Published:   |   Updated: August 21, 2014 at 11:51 AM

A higher salary may be in store for the next executive director of the county’s tourism agency, Visit St. Pete/Clearwater.

Members of the county’s Tourist Development Council voiced worries Wednesday that insufficient pay may drive top talent to other destinations after the department’s longtime head D.T. Minich left this month to take a new post in Osceola County.

Part of an upcoming search for Minich’s replacement will involve gathering information on pay for tourism agency directors and top staff in similar travel spots across the state.

The TDC also discussed the merits of shifting the county’s public model of controlling bed tax dollars with frequent oversight by the county commission to a more flexible privatized model embraced by Osceola and other local Florida governments.

Though many members of the tourism board appeared reluctant to make Visit St. Pete/Clearwater private, most favored the possibility of increasing salaries to compete with other agencies or even tying pay raises to performance goals.

“As we perform well and others are attracted to our leader, they will pick off our leaders because we can’t compete,” said Tim Bogott, CEO of the TradeWinds Resort in St. Pete Beach.

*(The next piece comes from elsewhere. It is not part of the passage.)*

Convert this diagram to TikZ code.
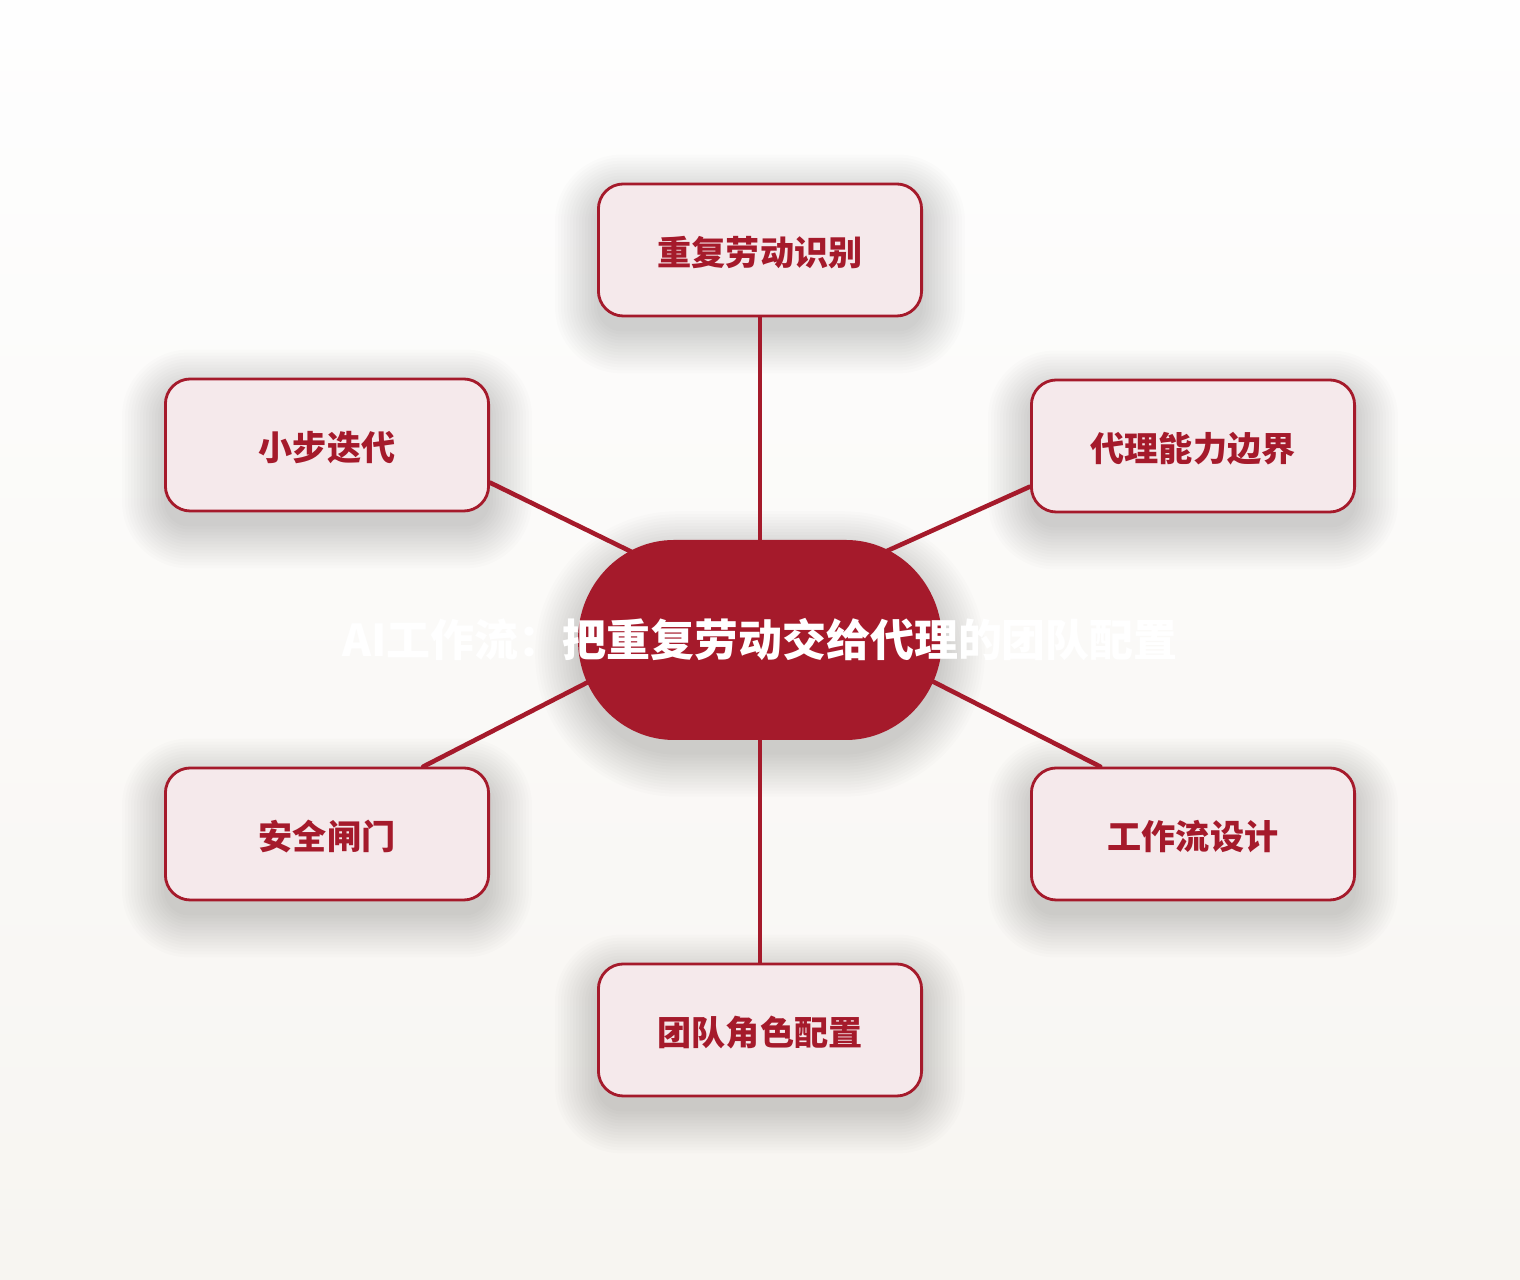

Although Minich proved successful in leading Visit St. Pete/Clearwater out of the recession into back-to-back years of rec­ord bed tax collections during the past seven years, his annual salary of $164,444 remained mostly static.

His new role leading Experience Kissimmee comes with a package exceeding $200,000, including salary, benefits and incentives, agency officials said.

County Administrator Mark Woodard, who ultimately sets pay rates for staff positions, may change the scale for the tourism agency director job based on research of similar positions.

He told the TDC board Wednesday the search for Minich’s replacement could take five months.

The county commission also has asked staff to analyze alternative models for running VSPC that would allow for more flexibility in terms of pay, incentives and spending that are subject to county approval.

Tourism officials often must make quick decisions or work out financial agreements that involve sensitive information, both of which can be difficult to do under a strict public approval process, said Walter Klages, a travel analyst who researched various models used across the state.

“From the public’s point of view, if it’s public, then you have oversight and transparency, control and, of course, you have constraints,” said Klages, president of Research Data Services, which provides monthly travel data for Pinellas.

Osceola County this week opted to privatize tourism promotion for Experience Kissimmee through a new not-for-profit organization that Minich will lead.

But in Pinellas, where commissioners and members of the TDC generally have shared a unified vision for tourism spending, the public model has worked well.

Minich’s tenure was by no means brief, and the county previously has enjoyed long-serving executive directors, said Clearwater Mayor George Cretekos, who serves on the TDC.

“Someone is always going to leave because of the challenge of going someplace else or because of more money,” Cretekos said. “That doesn’t mean our operation is faulty.”

The county in 1998 voted to dissolve its private not-for-profit organization in favor of the current public model and has seen strong continuity since then, TDC Chairwoman Karen Seel said.

“We’ve had a lot of stability,” she said.

Bogott mentioned interim VSPC Director David Downing as a candidate for the executive director role, but Downing shied away from weighing in on how the future director and other staff should be compensated.

Models for pay and what role the county government plays in decisions varies significantly from one place to another, he said.

“It’s open to whatever this board wants it to be,” Downing said.